## START

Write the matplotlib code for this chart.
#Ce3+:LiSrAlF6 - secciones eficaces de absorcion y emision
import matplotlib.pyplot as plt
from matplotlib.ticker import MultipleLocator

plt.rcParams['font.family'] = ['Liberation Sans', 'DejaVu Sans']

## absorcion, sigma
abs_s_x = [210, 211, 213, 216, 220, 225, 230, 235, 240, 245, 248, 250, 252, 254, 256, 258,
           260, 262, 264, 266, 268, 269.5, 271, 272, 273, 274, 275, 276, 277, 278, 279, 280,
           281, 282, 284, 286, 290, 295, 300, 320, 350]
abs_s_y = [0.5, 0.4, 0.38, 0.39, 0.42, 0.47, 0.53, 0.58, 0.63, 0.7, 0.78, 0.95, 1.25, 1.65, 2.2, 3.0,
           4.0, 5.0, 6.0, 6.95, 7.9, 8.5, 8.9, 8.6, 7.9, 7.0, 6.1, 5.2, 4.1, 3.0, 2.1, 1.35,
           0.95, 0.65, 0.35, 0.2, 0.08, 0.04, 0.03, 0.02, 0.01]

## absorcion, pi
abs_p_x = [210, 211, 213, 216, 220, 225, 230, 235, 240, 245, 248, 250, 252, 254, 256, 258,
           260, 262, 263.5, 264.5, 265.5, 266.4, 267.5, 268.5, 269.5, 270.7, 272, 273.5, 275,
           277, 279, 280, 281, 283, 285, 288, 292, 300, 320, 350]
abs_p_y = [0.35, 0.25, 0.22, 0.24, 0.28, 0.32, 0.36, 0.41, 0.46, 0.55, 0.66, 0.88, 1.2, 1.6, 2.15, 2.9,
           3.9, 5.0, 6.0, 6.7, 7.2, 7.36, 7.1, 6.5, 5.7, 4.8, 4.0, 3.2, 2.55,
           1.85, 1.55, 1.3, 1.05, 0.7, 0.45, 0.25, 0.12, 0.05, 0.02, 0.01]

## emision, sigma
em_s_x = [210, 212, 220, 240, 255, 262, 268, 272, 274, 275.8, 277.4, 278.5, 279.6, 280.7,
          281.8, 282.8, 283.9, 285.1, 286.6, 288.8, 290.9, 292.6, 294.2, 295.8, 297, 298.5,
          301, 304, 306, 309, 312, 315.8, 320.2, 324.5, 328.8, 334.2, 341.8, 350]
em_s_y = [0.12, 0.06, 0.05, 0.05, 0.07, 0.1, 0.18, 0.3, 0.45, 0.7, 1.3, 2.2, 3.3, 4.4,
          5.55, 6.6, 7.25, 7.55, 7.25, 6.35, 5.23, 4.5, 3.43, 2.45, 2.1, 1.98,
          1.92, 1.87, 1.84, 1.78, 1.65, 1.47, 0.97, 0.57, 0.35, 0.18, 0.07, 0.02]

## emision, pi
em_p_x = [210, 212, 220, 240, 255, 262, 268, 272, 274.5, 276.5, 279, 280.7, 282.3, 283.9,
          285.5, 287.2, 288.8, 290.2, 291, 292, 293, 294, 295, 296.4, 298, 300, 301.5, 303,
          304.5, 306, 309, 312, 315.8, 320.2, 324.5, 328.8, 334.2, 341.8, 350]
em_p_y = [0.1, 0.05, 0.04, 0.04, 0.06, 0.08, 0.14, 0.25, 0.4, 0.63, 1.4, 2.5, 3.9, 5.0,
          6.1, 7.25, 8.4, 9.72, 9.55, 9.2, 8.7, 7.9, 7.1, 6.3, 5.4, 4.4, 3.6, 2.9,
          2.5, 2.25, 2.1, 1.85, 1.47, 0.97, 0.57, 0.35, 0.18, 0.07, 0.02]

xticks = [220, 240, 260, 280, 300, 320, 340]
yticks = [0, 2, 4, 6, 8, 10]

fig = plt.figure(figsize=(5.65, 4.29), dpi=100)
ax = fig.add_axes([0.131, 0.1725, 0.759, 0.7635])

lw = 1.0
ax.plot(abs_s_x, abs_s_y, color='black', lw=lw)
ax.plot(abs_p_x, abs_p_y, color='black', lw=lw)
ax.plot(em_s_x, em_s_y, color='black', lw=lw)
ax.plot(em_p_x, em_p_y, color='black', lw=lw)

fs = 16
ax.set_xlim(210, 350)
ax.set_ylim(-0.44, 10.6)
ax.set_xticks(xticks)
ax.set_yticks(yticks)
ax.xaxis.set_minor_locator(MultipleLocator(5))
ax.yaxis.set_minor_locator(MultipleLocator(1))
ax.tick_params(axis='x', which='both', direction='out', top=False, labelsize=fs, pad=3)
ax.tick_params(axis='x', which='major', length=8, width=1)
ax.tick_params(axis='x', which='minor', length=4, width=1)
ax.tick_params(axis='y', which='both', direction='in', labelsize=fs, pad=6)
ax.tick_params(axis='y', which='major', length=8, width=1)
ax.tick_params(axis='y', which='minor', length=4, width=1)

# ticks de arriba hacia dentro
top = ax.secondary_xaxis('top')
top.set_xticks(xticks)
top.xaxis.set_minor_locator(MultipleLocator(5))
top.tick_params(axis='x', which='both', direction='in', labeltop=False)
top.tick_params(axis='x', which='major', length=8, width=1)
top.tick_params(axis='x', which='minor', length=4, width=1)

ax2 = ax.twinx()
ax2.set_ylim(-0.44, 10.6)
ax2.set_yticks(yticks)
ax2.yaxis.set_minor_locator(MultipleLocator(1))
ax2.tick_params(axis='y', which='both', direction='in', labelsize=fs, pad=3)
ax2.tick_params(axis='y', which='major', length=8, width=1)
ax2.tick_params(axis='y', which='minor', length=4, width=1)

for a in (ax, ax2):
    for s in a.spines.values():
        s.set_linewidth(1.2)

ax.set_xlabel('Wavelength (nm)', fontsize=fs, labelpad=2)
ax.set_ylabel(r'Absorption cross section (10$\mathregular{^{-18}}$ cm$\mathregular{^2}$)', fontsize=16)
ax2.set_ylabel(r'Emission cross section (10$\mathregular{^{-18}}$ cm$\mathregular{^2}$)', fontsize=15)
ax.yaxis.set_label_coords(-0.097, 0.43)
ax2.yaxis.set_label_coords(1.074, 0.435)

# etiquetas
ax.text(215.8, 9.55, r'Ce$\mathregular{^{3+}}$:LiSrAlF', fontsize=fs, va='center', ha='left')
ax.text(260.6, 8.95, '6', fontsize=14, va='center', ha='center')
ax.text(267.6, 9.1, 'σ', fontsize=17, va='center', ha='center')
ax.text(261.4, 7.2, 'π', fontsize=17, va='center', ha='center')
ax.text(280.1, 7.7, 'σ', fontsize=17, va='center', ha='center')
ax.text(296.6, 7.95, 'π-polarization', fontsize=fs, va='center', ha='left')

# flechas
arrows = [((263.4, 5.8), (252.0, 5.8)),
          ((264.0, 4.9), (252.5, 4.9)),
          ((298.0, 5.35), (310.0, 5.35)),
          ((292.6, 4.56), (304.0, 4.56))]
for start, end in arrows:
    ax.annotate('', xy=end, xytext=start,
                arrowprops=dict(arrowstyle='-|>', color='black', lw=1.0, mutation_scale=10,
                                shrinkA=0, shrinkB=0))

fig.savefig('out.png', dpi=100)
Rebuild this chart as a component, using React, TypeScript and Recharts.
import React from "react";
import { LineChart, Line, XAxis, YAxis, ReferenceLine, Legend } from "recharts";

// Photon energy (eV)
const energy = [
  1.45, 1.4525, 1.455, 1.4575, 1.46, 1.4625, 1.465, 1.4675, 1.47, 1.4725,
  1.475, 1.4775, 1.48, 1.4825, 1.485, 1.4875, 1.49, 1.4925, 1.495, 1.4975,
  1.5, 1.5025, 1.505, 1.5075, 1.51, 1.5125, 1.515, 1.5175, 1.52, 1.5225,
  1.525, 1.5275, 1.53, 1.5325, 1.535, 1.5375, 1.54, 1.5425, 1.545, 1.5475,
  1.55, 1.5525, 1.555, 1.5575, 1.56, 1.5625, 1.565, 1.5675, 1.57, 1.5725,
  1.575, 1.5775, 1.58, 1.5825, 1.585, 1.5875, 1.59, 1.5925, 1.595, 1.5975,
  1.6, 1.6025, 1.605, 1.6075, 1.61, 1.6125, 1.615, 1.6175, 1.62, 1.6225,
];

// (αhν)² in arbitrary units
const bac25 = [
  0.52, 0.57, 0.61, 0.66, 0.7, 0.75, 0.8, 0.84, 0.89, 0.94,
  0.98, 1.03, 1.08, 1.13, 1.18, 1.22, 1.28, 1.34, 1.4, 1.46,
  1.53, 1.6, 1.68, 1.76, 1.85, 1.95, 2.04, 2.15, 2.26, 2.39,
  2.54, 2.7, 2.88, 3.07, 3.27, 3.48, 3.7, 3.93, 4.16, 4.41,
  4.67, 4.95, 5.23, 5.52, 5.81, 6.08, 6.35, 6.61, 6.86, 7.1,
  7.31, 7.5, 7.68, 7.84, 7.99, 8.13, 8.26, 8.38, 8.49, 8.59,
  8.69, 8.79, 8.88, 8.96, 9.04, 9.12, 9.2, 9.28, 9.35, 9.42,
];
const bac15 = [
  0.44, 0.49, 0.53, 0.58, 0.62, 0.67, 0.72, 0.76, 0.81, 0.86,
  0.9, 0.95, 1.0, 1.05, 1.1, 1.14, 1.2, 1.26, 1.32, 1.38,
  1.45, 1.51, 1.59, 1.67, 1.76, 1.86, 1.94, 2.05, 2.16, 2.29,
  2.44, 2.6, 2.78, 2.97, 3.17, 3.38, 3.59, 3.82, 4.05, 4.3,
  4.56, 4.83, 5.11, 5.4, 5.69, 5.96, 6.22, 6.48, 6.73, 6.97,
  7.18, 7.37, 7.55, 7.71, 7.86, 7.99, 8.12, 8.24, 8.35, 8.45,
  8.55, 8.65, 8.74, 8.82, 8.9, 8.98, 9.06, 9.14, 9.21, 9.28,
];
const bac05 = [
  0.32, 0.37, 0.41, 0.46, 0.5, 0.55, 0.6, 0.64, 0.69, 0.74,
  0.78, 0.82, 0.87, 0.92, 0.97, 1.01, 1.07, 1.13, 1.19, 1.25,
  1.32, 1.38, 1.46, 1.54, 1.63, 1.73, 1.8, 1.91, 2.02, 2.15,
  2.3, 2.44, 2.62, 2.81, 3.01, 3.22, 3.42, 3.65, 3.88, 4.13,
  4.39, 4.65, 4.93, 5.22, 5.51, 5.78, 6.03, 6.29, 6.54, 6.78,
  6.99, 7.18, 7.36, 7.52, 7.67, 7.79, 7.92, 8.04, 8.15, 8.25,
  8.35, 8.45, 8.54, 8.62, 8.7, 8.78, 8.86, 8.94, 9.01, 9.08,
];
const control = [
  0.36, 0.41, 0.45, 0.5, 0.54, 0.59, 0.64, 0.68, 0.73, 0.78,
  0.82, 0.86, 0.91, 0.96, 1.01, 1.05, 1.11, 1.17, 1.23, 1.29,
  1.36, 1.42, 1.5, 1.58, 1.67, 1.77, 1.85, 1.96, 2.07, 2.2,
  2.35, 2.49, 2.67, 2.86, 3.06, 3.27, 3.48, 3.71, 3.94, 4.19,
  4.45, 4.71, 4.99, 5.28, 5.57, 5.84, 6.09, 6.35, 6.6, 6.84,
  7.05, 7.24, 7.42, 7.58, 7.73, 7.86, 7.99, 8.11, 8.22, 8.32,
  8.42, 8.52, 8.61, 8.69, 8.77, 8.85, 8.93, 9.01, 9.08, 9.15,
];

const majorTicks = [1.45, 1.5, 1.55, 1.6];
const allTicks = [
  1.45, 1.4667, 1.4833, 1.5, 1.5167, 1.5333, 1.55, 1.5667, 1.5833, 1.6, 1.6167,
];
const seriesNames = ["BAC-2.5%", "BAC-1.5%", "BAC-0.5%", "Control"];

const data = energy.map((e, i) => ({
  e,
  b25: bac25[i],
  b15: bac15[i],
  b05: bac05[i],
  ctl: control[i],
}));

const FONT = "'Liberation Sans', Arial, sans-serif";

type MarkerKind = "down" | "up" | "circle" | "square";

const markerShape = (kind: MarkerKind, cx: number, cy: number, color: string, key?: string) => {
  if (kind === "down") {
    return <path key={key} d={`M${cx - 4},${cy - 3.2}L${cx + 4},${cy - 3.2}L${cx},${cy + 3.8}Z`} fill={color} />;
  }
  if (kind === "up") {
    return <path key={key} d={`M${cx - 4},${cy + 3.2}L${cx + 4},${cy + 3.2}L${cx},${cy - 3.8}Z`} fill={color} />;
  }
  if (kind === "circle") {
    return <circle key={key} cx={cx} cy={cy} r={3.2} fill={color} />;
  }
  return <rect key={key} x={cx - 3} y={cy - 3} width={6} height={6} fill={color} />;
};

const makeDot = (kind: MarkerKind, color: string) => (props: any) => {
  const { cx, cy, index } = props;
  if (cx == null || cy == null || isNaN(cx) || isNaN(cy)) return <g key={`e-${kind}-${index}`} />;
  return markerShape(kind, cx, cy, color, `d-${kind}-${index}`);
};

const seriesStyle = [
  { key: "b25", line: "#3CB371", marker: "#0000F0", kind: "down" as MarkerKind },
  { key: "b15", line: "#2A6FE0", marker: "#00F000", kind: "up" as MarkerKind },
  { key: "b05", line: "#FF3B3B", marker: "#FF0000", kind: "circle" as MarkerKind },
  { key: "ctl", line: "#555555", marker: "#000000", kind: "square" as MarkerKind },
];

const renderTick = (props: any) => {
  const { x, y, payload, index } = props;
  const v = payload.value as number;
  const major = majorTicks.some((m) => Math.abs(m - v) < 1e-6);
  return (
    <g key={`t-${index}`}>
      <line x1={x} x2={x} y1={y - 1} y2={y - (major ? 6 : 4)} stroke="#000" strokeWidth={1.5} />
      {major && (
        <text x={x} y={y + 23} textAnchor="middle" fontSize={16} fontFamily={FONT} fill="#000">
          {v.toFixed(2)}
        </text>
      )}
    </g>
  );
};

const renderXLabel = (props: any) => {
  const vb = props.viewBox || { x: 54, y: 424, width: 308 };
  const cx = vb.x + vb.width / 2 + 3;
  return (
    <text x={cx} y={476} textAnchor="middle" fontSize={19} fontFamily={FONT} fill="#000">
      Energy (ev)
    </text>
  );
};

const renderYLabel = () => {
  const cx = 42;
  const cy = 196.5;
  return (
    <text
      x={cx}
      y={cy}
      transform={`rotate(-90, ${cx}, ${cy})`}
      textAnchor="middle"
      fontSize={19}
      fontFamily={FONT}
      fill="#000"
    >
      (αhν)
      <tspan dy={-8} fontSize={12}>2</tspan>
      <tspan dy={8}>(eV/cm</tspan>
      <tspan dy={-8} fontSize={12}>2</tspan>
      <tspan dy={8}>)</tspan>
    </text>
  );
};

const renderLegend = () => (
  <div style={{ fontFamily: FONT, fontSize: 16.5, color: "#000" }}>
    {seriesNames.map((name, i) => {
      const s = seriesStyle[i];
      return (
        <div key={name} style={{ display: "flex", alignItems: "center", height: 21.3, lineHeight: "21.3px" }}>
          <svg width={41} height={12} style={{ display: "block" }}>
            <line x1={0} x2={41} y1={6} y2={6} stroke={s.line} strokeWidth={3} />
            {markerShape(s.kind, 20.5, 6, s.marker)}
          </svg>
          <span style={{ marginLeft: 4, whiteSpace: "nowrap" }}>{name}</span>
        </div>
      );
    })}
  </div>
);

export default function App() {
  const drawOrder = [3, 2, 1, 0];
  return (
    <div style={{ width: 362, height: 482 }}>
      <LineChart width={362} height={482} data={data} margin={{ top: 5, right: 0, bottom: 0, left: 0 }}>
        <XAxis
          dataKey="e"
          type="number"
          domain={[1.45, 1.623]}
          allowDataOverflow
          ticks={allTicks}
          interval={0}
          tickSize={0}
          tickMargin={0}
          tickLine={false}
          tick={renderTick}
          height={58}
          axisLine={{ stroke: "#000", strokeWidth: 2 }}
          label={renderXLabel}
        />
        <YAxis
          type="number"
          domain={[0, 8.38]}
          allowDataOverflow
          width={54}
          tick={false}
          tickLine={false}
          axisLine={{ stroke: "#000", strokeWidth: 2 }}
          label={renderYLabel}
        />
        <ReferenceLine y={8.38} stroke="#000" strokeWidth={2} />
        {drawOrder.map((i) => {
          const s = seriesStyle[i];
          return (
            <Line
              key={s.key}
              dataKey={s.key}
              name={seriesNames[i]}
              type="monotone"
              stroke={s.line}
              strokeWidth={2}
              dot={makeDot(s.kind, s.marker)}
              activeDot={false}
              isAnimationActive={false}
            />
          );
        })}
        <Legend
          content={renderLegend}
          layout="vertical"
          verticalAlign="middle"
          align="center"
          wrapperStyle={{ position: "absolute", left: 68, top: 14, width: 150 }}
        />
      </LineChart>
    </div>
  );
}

## END

What is the number of lines in the listing above that contain the string "this"? Give only the number.

__FINISHED ANSWER__.
2